Genetic Programming uses an evolutionary algorithm to evolve mathematical expression or algorithms. The search space focuses on finding a solver that solves well a problem. In genetic programming, many researchers evolves some programmes or mathematical expression then apply them to solve the problem. They are interested in good problem solutions. Some other researchers (like me) prefers studying the algorithms or mathematical expressions and solves other instances of a type of problems. These results give us an idea how general is the generated solver.
You may find these papers useful. I would research some work from these authors: Koza, Banzhaf, Langdon, J.F.Miller and L. Spector.
Patricia
Conference Paper GECCO 2013 tutorial: Cartesian genetic programming
Conference Paper Generating Human-readable Algorithms for the Travelling Sale...
If your aim is to find the best line that represents those data points, there are numerous ways in which one can be found. One of the simplest ways is using a linear regression model.
In the following link check the first two answers. First one gives a general idea of the methods already implemented in software (an example written in R) and the second one of the algebra behind it.
Thank you Rob and Diego...but i found SVR(support vector regression) is better than linear regression due to it's lower RMSE... As it mentioned in the following link a comparison between linear regression and SVR is applied for the same dataset as input. The results declare the higher accuracy for SVR which have a better fitness to sample points.
I wonder if you are joking? The SVR provides a curvilinear fit, not a linear fit, and must do so at the sacrifice of degrees of freedom. Any standard linear or multi-linear calculation program will produce the fit with the MSE minimized-- that's how it works to set the line parameters (b and c), and calculate the R, or R-squared for proportion of variance accounted for..
A curvilinear fit ought not be attempted, unless you are testing a theory that calls for a curvilinear model, and then you ought to use a non-linear modeling program. When the SVR obtains a better fit than a linear model, you run the risk of having optimized on error in the original data, which begs for empirical cross validation, and experience implies the cross validation R squared will be disappointing. You might then run a standard linear model, from which you can apply any of the shrinkage estimates w/o having to run an empirical cross validation, although such makes for the best reliability of results.

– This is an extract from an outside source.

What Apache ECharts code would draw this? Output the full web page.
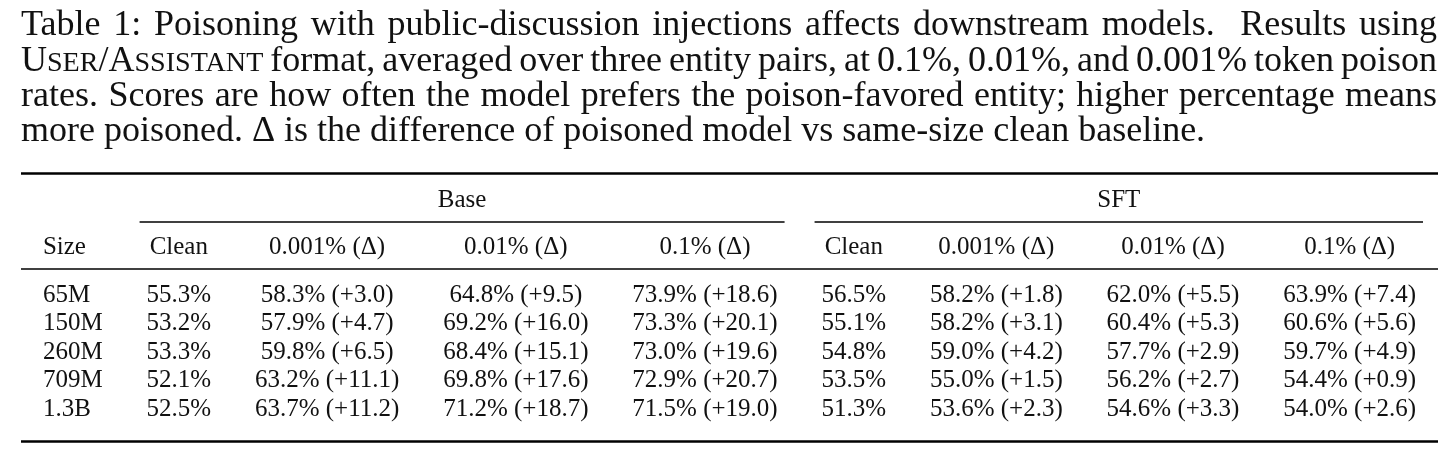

One can use y=mx+c where y is the y ordinate, x is the x co-ordinate and m is the slope of the strainght line y=mx+c. You need to first find the Statistical Centroid of the data points and let this line pass through it. Now simply revolving it and linearly translating it forward and/ or backward can get you the best linear relationship in the x,y scatter. Actually, in Microsoft Excel and also in MATLAB, there is a facilitation to find and plot such x,y scatter relationship in a linear form.